Retype exactly what runs from the first line of the data to the line with "ax = fig.add_axes([0.139, 0.1255, 0.844, 0.835])", keeping both of those lines and skipping pictures.

═════ Recorded information

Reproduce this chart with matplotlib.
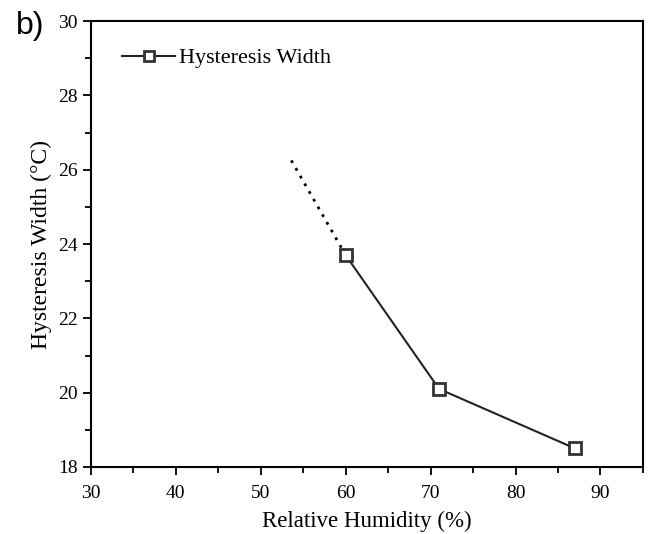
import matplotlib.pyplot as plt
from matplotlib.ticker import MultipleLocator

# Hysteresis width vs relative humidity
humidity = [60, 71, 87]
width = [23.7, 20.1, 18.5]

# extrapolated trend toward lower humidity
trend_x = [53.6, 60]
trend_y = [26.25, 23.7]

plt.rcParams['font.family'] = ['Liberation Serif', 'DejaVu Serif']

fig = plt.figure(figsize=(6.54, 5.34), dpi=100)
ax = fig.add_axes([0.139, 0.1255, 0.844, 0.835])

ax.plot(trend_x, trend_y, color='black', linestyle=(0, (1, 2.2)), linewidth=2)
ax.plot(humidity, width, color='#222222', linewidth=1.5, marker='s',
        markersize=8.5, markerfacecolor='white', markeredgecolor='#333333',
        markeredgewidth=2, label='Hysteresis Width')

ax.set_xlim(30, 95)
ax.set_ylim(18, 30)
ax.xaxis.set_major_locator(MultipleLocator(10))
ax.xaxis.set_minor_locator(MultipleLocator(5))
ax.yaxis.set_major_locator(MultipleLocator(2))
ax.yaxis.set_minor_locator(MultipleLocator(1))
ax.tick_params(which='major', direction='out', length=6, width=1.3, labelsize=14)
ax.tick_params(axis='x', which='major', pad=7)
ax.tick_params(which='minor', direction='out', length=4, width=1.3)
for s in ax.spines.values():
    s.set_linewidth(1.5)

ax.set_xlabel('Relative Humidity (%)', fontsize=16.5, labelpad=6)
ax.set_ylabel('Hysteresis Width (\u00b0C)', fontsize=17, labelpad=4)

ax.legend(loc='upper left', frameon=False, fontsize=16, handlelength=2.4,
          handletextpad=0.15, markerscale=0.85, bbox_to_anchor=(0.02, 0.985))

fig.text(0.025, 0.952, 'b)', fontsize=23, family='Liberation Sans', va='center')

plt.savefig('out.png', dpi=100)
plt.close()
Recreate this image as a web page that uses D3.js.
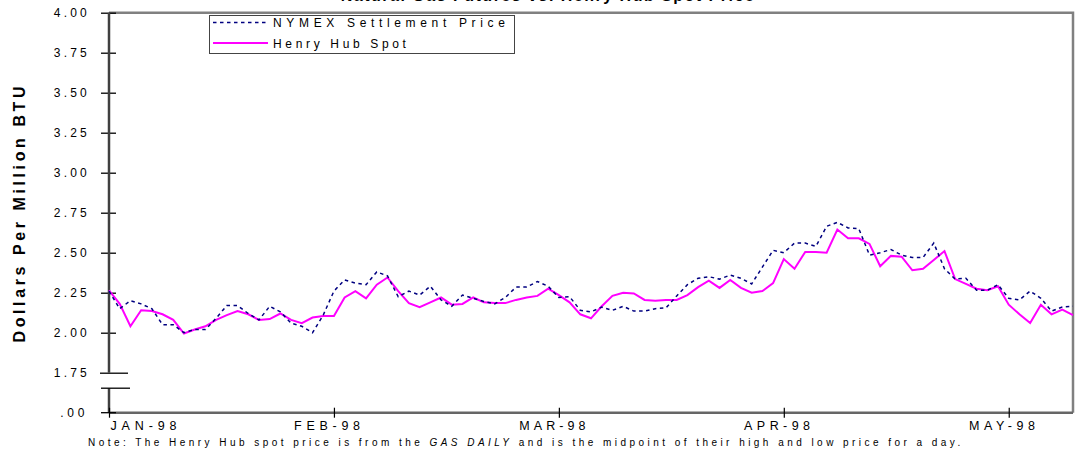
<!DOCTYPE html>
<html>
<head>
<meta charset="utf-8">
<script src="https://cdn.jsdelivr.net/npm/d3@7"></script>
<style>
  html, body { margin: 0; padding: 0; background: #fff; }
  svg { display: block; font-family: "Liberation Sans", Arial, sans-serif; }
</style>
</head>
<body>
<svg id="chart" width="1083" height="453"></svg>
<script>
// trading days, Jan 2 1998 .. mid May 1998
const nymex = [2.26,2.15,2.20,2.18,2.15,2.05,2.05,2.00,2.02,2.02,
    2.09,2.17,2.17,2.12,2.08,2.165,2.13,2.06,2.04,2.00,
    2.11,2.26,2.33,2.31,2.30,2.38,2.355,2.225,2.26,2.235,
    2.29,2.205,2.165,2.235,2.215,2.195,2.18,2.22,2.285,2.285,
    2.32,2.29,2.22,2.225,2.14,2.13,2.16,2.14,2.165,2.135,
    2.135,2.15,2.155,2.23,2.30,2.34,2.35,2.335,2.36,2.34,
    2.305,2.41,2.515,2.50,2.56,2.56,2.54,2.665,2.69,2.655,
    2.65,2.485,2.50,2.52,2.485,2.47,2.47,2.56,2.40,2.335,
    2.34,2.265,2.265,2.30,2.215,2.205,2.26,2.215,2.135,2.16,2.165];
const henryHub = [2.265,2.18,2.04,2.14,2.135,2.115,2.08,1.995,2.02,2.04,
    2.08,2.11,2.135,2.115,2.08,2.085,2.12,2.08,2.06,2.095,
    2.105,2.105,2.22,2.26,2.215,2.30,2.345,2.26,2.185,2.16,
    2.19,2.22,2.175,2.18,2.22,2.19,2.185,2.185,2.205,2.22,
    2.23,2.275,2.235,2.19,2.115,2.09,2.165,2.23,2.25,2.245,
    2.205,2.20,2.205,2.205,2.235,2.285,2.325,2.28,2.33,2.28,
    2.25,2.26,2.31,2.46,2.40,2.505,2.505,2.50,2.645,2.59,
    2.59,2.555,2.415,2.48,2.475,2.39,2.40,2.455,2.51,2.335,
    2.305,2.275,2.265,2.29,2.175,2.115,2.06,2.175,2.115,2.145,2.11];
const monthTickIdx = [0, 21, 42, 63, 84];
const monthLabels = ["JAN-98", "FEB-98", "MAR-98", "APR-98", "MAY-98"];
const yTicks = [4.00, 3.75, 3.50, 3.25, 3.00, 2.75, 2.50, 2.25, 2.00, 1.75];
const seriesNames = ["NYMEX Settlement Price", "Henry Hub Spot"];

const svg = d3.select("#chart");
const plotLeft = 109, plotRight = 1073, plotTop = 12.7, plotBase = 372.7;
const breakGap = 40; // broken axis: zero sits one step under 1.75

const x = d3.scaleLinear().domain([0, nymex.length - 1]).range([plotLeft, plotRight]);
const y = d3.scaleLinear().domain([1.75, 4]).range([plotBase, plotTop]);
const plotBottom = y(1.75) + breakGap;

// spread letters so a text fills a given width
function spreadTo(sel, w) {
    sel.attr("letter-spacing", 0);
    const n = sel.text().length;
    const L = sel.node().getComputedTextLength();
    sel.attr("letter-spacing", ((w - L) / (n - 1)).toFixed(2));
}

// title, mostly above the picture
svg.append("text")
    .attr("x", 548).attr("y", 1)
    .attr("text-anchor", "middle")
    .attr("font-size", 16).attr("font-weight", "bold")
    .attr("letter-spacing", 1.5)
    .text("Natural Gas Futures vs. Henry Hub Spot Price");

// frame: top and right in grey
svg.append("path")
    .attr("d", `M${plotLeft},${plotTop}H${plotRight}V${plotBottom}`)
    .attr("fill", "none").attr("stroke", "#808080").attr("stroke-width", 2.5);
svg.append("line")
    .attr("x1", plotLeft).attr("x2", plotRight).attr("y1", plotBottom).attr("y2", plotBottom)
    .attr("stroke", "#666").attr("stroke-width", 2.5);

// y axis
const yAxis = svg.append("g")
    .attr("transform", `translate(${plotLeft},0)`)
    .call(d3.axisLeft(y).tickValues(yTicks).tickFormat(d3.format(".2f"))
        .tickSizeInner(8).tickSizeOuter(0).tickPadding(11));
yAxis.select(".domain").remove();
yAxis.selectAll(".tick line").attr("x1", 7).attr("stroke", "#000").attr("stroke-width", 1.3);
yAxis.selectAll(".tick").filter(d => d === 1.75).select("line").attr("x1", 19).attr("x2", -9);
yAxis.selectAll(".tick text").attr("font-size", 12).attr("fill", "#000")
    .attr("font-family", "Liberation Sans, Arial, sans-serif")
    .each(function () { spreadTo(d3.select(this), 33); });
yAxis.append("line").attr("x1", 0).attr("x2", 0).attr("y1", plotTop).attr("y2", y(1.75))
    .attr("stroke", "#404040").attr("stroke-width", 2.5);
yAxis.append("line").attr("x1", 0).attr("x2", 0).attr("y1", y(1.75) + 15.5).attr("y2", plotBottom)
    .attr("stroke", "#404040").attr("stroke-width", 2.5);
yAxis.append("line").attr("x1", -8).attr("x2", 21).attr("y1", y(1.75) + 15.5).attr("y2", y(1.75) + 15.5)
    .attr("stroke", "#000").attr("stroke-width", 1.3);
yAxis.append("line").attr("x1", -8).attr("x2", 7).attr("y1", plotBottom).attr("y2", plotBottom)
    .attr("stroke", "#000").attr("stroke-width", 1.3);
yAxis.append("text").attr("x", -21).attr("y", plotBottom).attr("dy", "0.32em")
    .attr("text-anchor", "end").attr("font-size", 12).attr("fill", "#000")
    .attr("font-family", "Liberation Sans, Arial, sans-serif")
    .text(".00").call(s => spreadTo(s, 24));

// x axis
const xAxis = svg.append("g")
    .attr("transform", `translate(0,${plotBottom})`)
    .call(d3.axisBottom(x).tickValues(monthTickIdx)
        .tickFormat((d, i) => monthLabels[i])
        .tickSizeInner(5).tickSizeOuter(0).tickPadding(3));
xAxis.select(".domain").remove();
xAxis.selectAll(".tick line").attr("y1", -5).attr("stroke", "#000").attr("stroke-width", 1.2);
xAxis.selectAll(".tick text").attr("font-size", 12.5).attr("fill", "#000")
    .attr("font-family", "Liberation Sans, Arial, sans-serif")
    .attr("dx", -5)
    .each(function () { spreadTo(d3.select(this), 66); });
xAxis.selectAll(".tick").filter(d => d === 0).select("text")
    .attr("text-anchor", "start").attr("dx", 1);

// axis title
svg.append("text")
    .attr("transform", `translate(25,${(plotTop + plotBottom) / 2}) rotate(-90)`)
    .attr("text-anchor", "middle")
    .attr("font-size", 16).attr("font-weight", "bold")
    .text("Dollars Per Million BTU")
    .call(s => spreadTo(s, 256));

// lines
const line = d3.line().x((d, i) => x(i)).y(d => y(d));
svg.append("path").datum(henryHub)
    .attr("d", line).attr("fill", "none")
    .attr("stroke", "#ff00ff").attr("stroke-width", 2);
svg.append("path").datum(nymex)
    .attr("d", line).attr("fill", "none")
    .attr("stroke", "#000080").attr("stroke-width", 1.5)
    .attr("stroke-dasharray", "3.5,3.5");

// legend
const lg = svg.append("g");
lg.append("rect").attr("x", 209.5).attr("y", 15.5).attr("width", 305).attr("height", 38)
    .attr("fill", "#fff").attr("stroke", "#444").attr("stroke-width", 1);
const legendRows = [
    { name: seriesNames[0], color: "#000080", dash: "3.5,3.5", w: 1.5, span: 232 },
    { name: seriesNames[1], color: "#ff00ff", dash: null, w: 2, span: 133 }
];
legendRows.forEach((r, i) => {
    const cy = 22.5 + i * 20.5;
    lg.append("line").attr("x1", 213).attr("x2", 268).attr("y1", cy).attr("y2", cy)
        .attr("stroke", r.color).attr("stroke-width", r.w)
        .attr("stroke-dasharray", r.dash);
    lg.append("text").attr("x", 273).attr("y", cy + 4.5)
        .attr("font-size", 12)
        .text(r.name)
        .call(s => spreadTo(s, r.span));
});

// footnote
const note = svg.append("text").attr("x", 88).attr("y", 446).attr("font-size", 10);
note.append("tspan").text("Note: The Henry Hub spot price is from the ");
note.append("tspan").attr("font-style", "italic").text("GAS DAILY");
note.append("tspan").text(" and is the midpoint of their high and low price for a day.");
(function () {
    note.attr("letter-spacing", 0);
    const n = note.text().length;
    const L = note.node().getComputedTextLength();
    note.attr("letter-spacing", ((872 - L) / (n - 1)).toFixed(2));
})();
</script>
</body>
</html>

══════════

### Task response:
Reproduce this chart with matplotlib.
import matplotlib.pyplot as plt
from matplotlib.ticker import MultipleLocator

# Hysteresis width vs relative humidity
humidity = [60, 71, 87]
width = [23.7, 20.1, 18.5]

# extrapolated trend toward lower humidity
trend_x = [53.6, 60]
trend_y = [26.25, 23.7]

plt.rcParams['font.family'] = ['Liberation Serif', 'DejaVu Serif']

fig = plt.figure(figsize=(6.54, 5.34), dpi=100)
ax = fig.add_axes([0.139, 0.1255, 0.844, 0.835])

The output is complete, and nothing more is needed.